With Scoppa known as a saxophonist and Santucci a trumpeter, the pair already had deep roots in the Italian jazz scene by 1971, playing with the likes of Chet Baker, Lionel Hampton and Kenny Clark. But Mirage goes far beyond the realms the jazz.
 
Loaded with echo-y reverb and fist-tight compression, the album features an impressive barrage of instrumentation, making heavy use of psych-geared organ lines, beach-appropriate flutes and some seriously mean guitar riffs. Of course, there are plenty of searing horns as well, not to mention funked-up bass lines and dying-to-be-sampled breakbeats. Hell, there's even some cuíca at one point.
 
And with this dizzyingly large ensemble of instruments comes a towering mix of styles, blending American, European and Latin influences into one heady smorgasbord of sound.
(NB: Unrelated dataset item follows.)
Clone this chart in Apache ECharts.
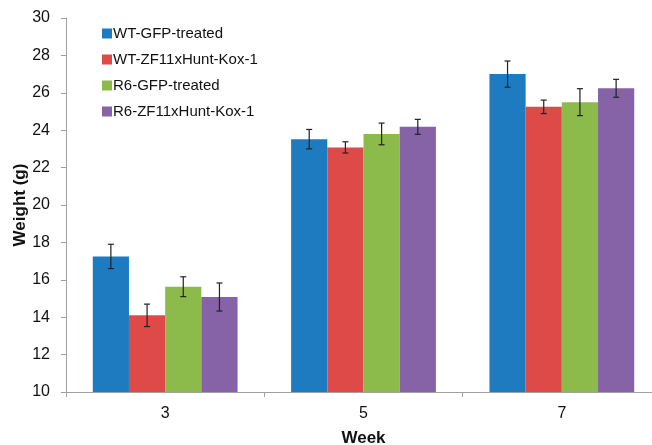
<!DOCTYPE html>
<html>
<head>
<meta charset="utf-8">
<script src="https://cdn.jsdelivr.net/npm/echarts@6/dist/echarts.min.js"></script>
<style>html,body{margin:0;padding:0;background:#fff;}#c{width:652px;height:445px;}</style>
</head>
<body>
<div id="c"></div>
<script>
var weeks = ['3', '5', '7'];
var seriesNames = ['WT-GFP-treated', 'WT-ZF11xHunt-Kox-1', 'R6-GFP-treated', 'R6-ZF11xHunt-Kox-1'];
var wtGfp = [17.25, 23.52, 27.0];
var wtZf = [14.1, 23.08, 25.25];
var r6Gfp = [15.63, 23.8, 25.5];
var r6Zf = [15.08, 24.18, 26.24];
var wtGfpErr = [0.65, 0.52, 0.7];
var wtZfErr = [0.6, 0.3, 0.36];
var r6GfpErr = [0.53, 0.58, 0.72];
var r6ZfErr = [0.75, 0.4, 0.48];
var colors = ['#1f7bc0', '#dd4a48', '#8dbb4b', '#8662a6'];

var means = [wtGfp, wtZf, r6Gfp, r6Zf];
var errs = [wtGfpErr, wtZfErr, r6GfpErr, r6ZfErr];
var GAP = 0.27;

var errData = [];
for (var s = 0; s < 4; s++) {
  for (var c = 0; c < weeks.length; c++) {
    errData.push([c, s, means[s][c] - errs[s][c], means[s][c] + errs[s][c]]);
  }
}

var series = seriesNames.map(function (n, i) {
  return {
    name: n, type: 'bar', data: means[i],
    barGap: '0%', barCategoryGap: (GAP * 100) + '%',
    itemStyle: { color: colors[i] },
    emphasis: { disabled: true }
  };
});
series.push({
  type: 'custom',
  data: errData,
  z: 10,
  silent: true,
  encode: { x: 0, y: [2, 3] },
  renderItem: function (params, api) {
    var c = api.value(0), s = api.value(1);
    var catW = api.size([1, 0])[0];
    var bw = catW * (1 - GAP) / 4;
    var center = api.coord([c, api.value(2)]);
    var x = center[0] + (s - 1.5) * bw;
    var lo = api.coord([c, api.value(2)])[1];
    var hi = api.coord([c, api.value(3)])[1];
    var cap = 3;
    var st = { stroke: '#222', lineWidth: 1.2 };
    return {
      type: 'group',
      children: [
        { type: 'line', shape: { x1: x, y1: lo, x2: x, y2: hi }, style: st },
        { type: 'line', shape: { x1: x - cap, y1: lo, x2: x + cap, y2: lo }, style: st },
        { type: 'line', shape: { x1: x - cap, y1: hi, x2: x + cap, y2: hi }, style: st }
      ]
    };
  }
});

var chart = echarts.init(document.getElementById('c'), null, { renderer: 'canvas' });
chart.setOption({
  animation: false,
  backgroundColor: '#fff',
  textStyle: { fontFamily: 'Liberation Sans, Arial, sans-serif' },
  grid: { left: 66, top: 18, right: -9, bottom: 53, containLabel: false, outerBoundsMode: 'none' },
  legend: {
    data: seriesNames,
    orient: 'vertical',
    left: 97, top: 21,
    itemWidth: 10, itemHeight: 10, itemGap: 11,
    icon: 'rect',
    textStyle: { fontSize: 15, color: '#111', padding: [0, 0, 0, -4] }
  },
  xAxis: {
    type: 'category', data: weeks,
    name: 'Week', nameLocation: 'middle', nameGap: 38, nameMoveOverlap: false,
    nameTextStyle: { fontSize: 17, fontWeight: 'bold', color: '#111' },
    axisLine: { lineStyle: { color: '#a0a0a0', width: 1 } },
    axisTick: { show: true, alignWithLabel: false, length: 5, lineStyle: { color: '#a0a0a0' } },
    axisLabel: { fontSize: 16, color: '#111', margin: 14 }
  },
  yAxis: {
    type: 'value', min: 10, max: 30, interval: 2,
    name: 'Weight (g)', nameLocation: 'middle', nameGap: 37, nameRotate: 90, nameMoveOverlap: false,
    nameTextStyle: { fontSize: 17, fontWeight: 'bold', color: '#111' },
    axisLine: { show: true, lineStyle: { color: '#a0a0a0', width: 1 } },
    axisTick: { show: true, length: 5, lineStyle: { color: '#a0a0a0' } },
    axisLabel: { fontSize: 16, color: '#111', margin: 16 },
    splitLine: { show: false }
  },
  series: series
});
</script>
</body>
</html>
At one point, you'll get some aquatic bossa nova piece like "Eleven" or the loungy "Mireille." Then you're hit with some sleazy Hammond-filled blues shuffle like "Folksom," a horn-blasting countrified boogie number like "Mirage" or the pure funk fire of "Raggio Zero." All the while, Mirage plays like a surprisingly cohesive piece of work, making it very much feel like a thought-out album experience and not simply a series of genre exercises.
 
In many ways, Mirage resembles the best cinematic Italian work of the time, with Scoppa and Santucci ditching all rulebooks to produce an album of pure musical freedom — one well worth exploring all these decades later.